The New Ethos of
Informed consent did not spring full-armored like Athena from the head of Zeus. As already noted, it has undergone a long development in Anglo-American law. Equally, though only in more recent years, the doctrine has been appropriated by a broad-based movement to reform medicine in ways felt to be more congruent with the general practices and aspirations of a free society. And it is to this social movement, this "new ethos of patient autonomy" (McCullough and Wear, 1985; Wear, 1991), that we must now refer in order to understand the ethical agendas, insights, and arguments behind the doctrine of informed consent.
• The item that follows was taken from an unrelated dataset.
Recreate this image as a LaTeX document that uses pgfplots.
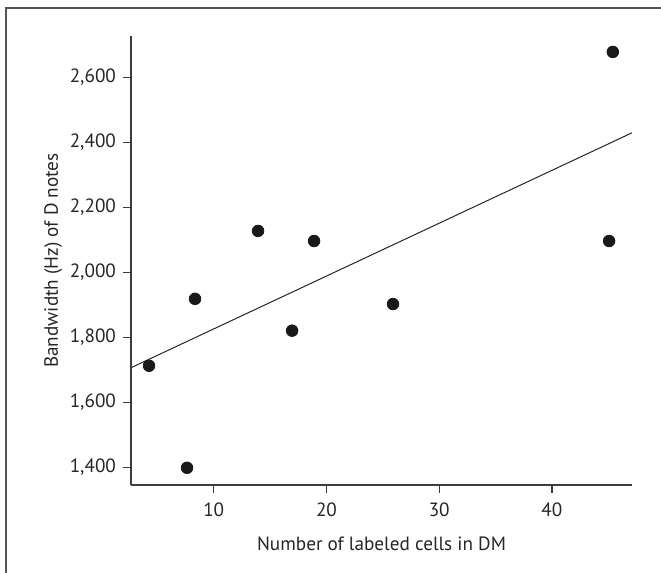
\documentclass[border=0pt]{standalone}
\usepackage{pgfplots}
\pgfplotsset{compat=1.18}
\usepackage{fontspec}
\setmainfont{PT Sans}
\usetikzlibrary{calc}

\definecolor{framegray}{RGB}{85,85,85}
\definecolor{axisgray}{RGB}{60,60,60}

\begin{document}
\begin{tikzpicture}
\begin{axis}[
    name=ax,
    scale only axis,
    width=250.5pt, height=224.5pt,
    xmin=2.66, xmax=47.1,
    ymin=1345, ymax=2727,
    axis lines=left,
    axis line style={-, axisgray, line width=0.7pt},
    tick align=outside,
    major tick length=4pt,
    tick style={axisgray, line width=0.6pt},
    xtick={10,20,30,40},
    ytick={1400,1600,1800,2000,2200,2400,2600},
    /pgf/number format/assume math mode=true,
    /pgf/number format/1000 sep={,},
    ticklabel style={font=\fontsize{9.6}{11}\selectfont, text=black!85},
    xticklabel style={yshift=-1.5pt},
    label style={font=\fontsize{9.6}{11}\selectfont, text=black!85},
    xlabel={Number of labeled cells in DM},
    xlabel style={yshift=-3pt},
    ylabel={Bandwidth (Hz) of D notes},
    ylabel style={yshift=-3pt},
    clip=false,
]
\addplot[only marks, mark=*, mark size=2.9pt, black!90, mark options={fill=black!90}] coordinates {
    (4.26,1712) (7.63,1398) (8.34,1918) (13.93,2127) (16.95,1820)
    (18.9,2096) (25.9,1902) (45.07,2096) (45.4,2678)
};
\addplot[black!85, line width=0.5pt] coordinates {(2.66,1706) (47.1,2429)};
\end{axis}
\draw[framegray, line width=1pt] ($(ax.south west)+(-62.5pt,-44pt)$) -- ($(ax.north west)+(-62.5pt,14pt)$) -- ($(ax.north east)+(14.5pt,14pt)$);
\pgfresetboundingbox
\path[use as bounding box] ($(ax.south west)+(-65.5pt,-44pt)$) rectangle ($(ax.north east)+(14.5pt,18pt)$);
\end{tikzpicture}
\end{document}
Whether we refer to the law, more popular statements, or the writings of its proponents, the new ethos of patient autonomy comes with certain clear and generally espoused principles and agendas. Given the perception that patients have regularly been as uninformed as they are powerless in health care, the basic prescription has been to inform them and alter that power structure. Impeaching all forms of paternalism, at least for competent patients, the new ethos has advanced the doctrines of informed consent and the right to refuse treatment toward enabling and empowering patients to retain control of their lives in health care. The insistence on truth telling is added to this prescription in recognition of both patients' need for information and insight as to whether there are decisions to be made, and the alleged widespread presence of deception within health care. In sum, in any clinical encounter between competent patients and their health care providers, the essential details of the recommended intervention must be presented to the patient, the patient's consent must be obtained before proceeding, the patient has the right to refuse the intervention without prejudice, and any such interaction must proceed honestly without the presence of lies, deception, or coercion.